Lo que se presenta como un avance democrático podría ser, en realidad, la consumación de un viejo sueño autoritario: subordinar todos los poderes al Ejecutivo, con el beneplácito de las urnas y la bendición del Ejército.
Sí, el Ejército. Más de dos mil elementos de fuerzas federales y estatales “desplegados sin afectar la vigilancia cotidiana”, nos dicen, como si la presencia militar masiva en una elección no fuera, en sí misma, una señal de alarma. Como si ese despliegue no revelara el verdadero estado del país: un Estado sitiado que se niega a reconocer su propia fragilidad.
Nos hablan de paz, pero lo hacen rodeados de soldados. Nos hablan de orden, mientras las carreteras siguen siendo rutas de miedo.
La maquinaria electoral funciona. Las cifras son impresionantes: siete millones de boletas, mil 846 casillas, más de 17 mil ciudadanos capacitados, convenios firmados, bodegas aseguradas, rutas vigiladas. Todo parece bajo control, todo parece listo.
Pero lo esencial, lo verdaderamente democrático, no se imprime en boletas ni se contabiliza en cómputos preliminares: la libertad de elegir sin miedo, la confianza en el árbitro, la certeza de que el voto sirve para algo más que legitimar lo inevitable.
Mientras las autoridades repiten como mantra que “no hay focos rojos”, los ciudadanos de Zacatecas viven entre la apatía y la resignación. Saben que los mapas de riesgo se dibujan con sangre, no con declaraciones. Saben que, al final, esta elección no cambiará la lógica profunda del poder en México: una lógica que premia la lealtad castiga la crítica y convierte la democracia en una ceremonia de papel, cuidadosamente montada para que nadie vea lo que realmente ocurre detrás del telón.
Porque esto no es una elección: es una escenografía.
Epílogo sin justicia
Y como telón de fondo, mientras se cacarea el amanecer de una justicia popular, en la penumbra se ejecuta el verdadero acto de desmantelamiento: el Poder Judicial de Zacatecas se vacía.
Con la firma de un dictamen parlamentario en la LXV Legislatura, siete magistrados —Martha Elena Berúmen Navarro, Beatriz Navejas Ramos, Evelia Ramírez González, Miguel Luis Ruiz Robles, Miguel Pérez Nungaray, Arturo Nahle García y Edgar López Pérez— han sido conducidos a la puerta de salida, unos por voluntad inducida, otros por silencios impuestos.

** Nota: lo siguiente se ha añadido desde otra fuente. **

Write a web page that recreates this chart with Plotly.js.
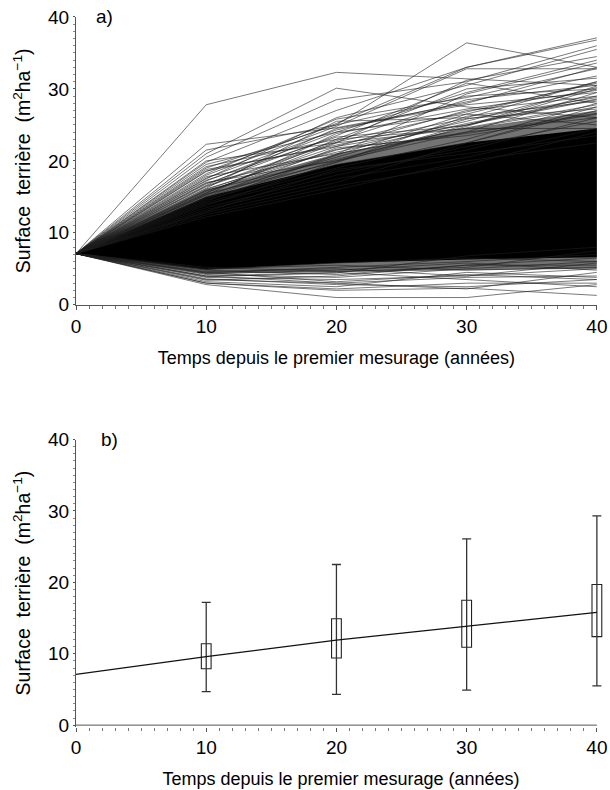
<!DOCTYPE html>
<html>
<head>
<meta charset="utf-8">
<script src="https://cdn.plot.ly/plotly-3.0.1.min.js"></script>
<style>html,body{margin:0;padding:0;background:#fff;}#chart{width:610px;height:790px;}</style>
</head>
<body>
<div id="chart"></div>
<script>
// ---- Panel a) : individual plot trajectories (m2/ha) ----
var years = [0, 10, 20, 30, 40];
var startBA = 7.1;
var ba10 = [27.8,22.3,21.0,20.5,19.8,19.0,18.5,18.0,17.5,17.2,16.8,16.5,16.2,16.0,15.8,15.5,15.3,15.0,14.8,14.6,
            14.4,14.2,14.0,13.8,13.5,13.2,13.0,12.8,12.5,12.2,20.0,19.5,18.8,17.8,19.2,18.2,17.0,16.6,15.6,21.5,
            2.8,3.0,3.2,3.5,3.0,3.8,4.0,4.2,3.4,4.5,4.6,4.8,4.0,5.0,4.4,3.6,4.9,4.3,5.2,3.9,
            16.9,16.4,15.9,15.2,17.6,18.6,16.1,15.4,14.9,17.3];
var ba20 = [32.3,24.6,30.1,28.5,27.0,25.0,25.2,24.8,26.0,24.0,23.5,22.8,25.5,22.0,21.5,23.0,20.5,21.8,20.0,19.5,
            20.8,19.0,18.5,19.8,18.0,17.5,18.8,17.0,16.5,16.0,22.5,24.0,22.0,21.0,23.0,25.8,20.0,24.5,22.5,25.0,
            1.0,2.0,2.5,3.0,2.2,3.5,4.5,3.8,4.0,3.2,5.0,4.2,3.0,5.5,5.2,2.8,5.8,4.8,4.6,4.4,
            21.2,22.6,20.2,23.8,24.3,22.2,21.6,19.8,20.9,23.3];
var ba30 = [31.4,28.0,27.5,31.0,33.0,36.4,33.0,32.8,30.5,29.5,30.8,28.5,26.0,27.0,25.5,24.5,25.8,23.5,24.0,22.5,
            26.5,23.0,21.5,24.8,22.0,20.5,21.0,22.5,19.5,20.0,24.5,26.5,25.0,24.0,30.0,28.8,25.0,27.8,31.2,29.0,
            1.0,2.3,4.5,2.2,3.0,4.0,3.5,5.0,5.5,4.2,4.0,5.5,3.8,4.8,6.0,2.5,6.5,5.8,5.2,6.8,
            25.2,26.8,24.6,27.2,28.2,25.9,23.8,26.2,29.3,24.9];
var ba40 = [30.5,33.0,26.0,36.0,36.8,33.0,37.1,32.8,35.5,34.0,28.0,30.5,31.0,29.0,30.2,27.5,28.8,26.5,29.5,27.0,
            25.0,28.0,26.0,30.0,25.5,24.5,23.5,27.5,24.0,22.5,24.5,31.0,29.0,26.0,31.5,32.8,28.5,29.5,34.5,30.0,
            2.8,1.3,3.8,4.5,3.0,5.0,2.5,6.0,5.5,3.5,5.8,6.5,4.0,5.2,7.0,3.5,6.0,4.8,7.5,8.0,
            28.6,30.8,27.8,29.8,31.8,27.2,26.6,28.3,33.6,30.4];
// dense core of the trajectory bundle (lower / upper envelopes)
var coreLow  = [7.1, 4.9, 5.8, 6.3, 6.6];
var coreHigh = [7.1, 15.0, 19.5, 22.5, 24.5];
var fringeLow  = [7.1, 4.3, 4.6, 4.8, 5.0];
var fringeHigh = [7.1, 16.0, 21.0, 24.5, 27.0];

// ---- Panel b) : distribution by measurement ----
var boxYears = [10, 20, 30, 40];
var whiskLow = [4.7, 4.3, 4.9, 5.5];
var boxQ1    = [7.9, 9.4, 10.9, 12.4];
var boxQ3    = [11.4, 14.9, 17.5, 19.7];
var whiskHigh= [17.2, 22.5, 26.1, 29.3];
var fitYears = [0, 10, 20, 30, 40];
var fitBA    = [7.1, 9.6, 11.9, 13.8, 15.8];

var XMAX2 = 40.7;   // a little room so the last box is not clipped

var traces = [];
function envX(){ return years.concat(years.slice().reverse()); }
traces.push({x: envX(), y: fringeHigh.concat(fringeLow.slice().reverse()), type:'scatter', mode:'lines',
  fill:'toself', fillcolor:'rgba(0,0,0,0.55)', line:{width:0}, hoverinfo:'skip', xaxis:'x', yaxis:'y'});
traces.push({x: envX(), y: coreHigh.concat(coreLow.slice().reverse()), type:'scatter', mode:'lines',
  fill:'toself', fillcolor:'#000', line:{width:0}, hoverinfo:'skip', xaxis:'x', yaxis:'y'});
for (var i = 0; i < ba10.length; i++) {
  traces.push({x: years, y: [startBA, ba10[i], ba20[i], ba30[i], ba40[i]], type:'scatter', mode:'lines',
    line:{color:'rgba(30,30,30,0.75)', width:0.8}, hoverinfo:'skip', xaxis:'x', yaxis:'y'});
}
// panel b
traces.push({x: boxYears, y: whiskHigh, type:'scatter', mode:'markers', marker:{opacity:0, size:1},
  error_y:{type:'data', symmetric:false, array: whiskHigh.map(function(){return 0;}),
    arrayminus: whiskHigh.map(function(v,i){return v-whiskLow[i];}),
    color:'#333', thickness:1.3, width:4.5}, xaxis:'x2', yaxis:'y2', hoverinfo:'skip'});
traces.push({x: boxYears, y: boxQ3.map(function(v,i){return v-boxQ1[i];}), base: boxQ1, type:'bar', width:0.75,
  marker:{color:'#fff', line:{color:'#222', width:1.1}}, xaxis:'x2', yaxis:'y2', hoverinfo:'skip'});
traces.push({x: fitYears, y: fitBA, type:'scatter', mode:'lines', line:{color:'#111', width:1.2},
  xaxis:'x2', yaxis:'y2', hoverinfo:'skip'});

var FONT = 'Liberation Sans, Arial, sans-serif';
var TF = 19;
function xax(range, dom){
  return {range:range, tickvals:[0,10,20,30,40], ticks:'outside', ticklen:4, tickcolor:'#555', showline:true,
    linecolor:'#555', linewidth:1, showgrid:false, zeroline:false, tickfont:{size:TF, color:'#000', family:FONT},
    minor:{tickvals:[1,2,3,4,5,6,7,8,9,11,12,13,14,15,16,17,18,19,21,22,23,24,25,26,27,28,29,31,32,33,34,35,36,37,38,39], ticks:'outside', ticklen:3, tickcolor:'#777', showgrid:false},
    title:{text:'Temps depuis le premier mesurage (années)', font:{size:18, color:'#000', family:FONT}, standoff:15},
    domain:dom};
}
function yax(dom, anchor, range){
  return {range:range, tickvals:[0,10,20,30,40], ticks:'outside', ticklen:2, tickcolor:'#555', showline:true,
    linecolor:'#555', linewidth:1, showgrid:false, zeroline:false, tickfont:{size:TF, color:'#000', family:FONT},
    minor:{dtick:1, ticks:'outside', ticklen:2, tickcolor:'#888', showgrid:false},
    title:{text:'Surface  terrière  (m<sup>2</sup>ha<sup>−1</sup>)', font:{size:19.5, color:'#000', family:FONT}, standoff:12},
    domain:dom, anchor:anchor};
}
var layout = {
  width:610, height:790, showlegend:false, paper_bgcolor:'#fff', plot_bgcolor:'#fff',
  margin:{l:76, r:610-76-Math.round(521*XMAX2/40), t:10, b:6},
  font:{family:FONT, color:'#000'},
  xaxis: Object.assign(xax([0,40], [0, 40/XMAX2]), {anchor:'y'}),
  yaxis: yax([0.6192, 0.9910], 'x', [0,40]),
  xaxis2: Object.assign(xax([0,XMAX2], [0,1]), {anchor:'y2', showline:false}),
  yaxis2: yax([0.0742, 0.4450], 'x2', [-0.2,40]),
  bargap:0,
  shapes:[
    {type:'line', xref:'x2', yref:'y2', x0:0, x1:40, y0:0, y1:0, line:{color:'#555', width:1}, layer:'below'}
  ],
  annotations:[
    {text:'a)', x:2.2, y:40, xref:'x', yref:'y', showarrow:false, xanchor:'center', yanchor:'middle', font:{size:19, family:FONT}},
    {text:'b)', x:2.6, y:40, xref:'x2', yref:'y2', showarrow:false, xanchor:'center', yanchor:'middle', font:{size:19, family:FONT}}
  ]
};
Plotly.newPlot('chart', traces, layout, {displayModeBar:false, staticPlot:true});
</script>
</body>
</html>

No renuncian, los renuncian.
Un barrido institucional disfrazado de renovación, legitimado por reformas constitucionales hechas a modo, a la medida del nuevo régimen.
Esto no es depuración: es saqueo.
Y ante el embate feroz de la Cuarta Transformación contra todo contrapeso, no queda más que el adiós. Un adiós sin justicia. Un adiós sin jueces. Un adiós, quizás, sin retorno.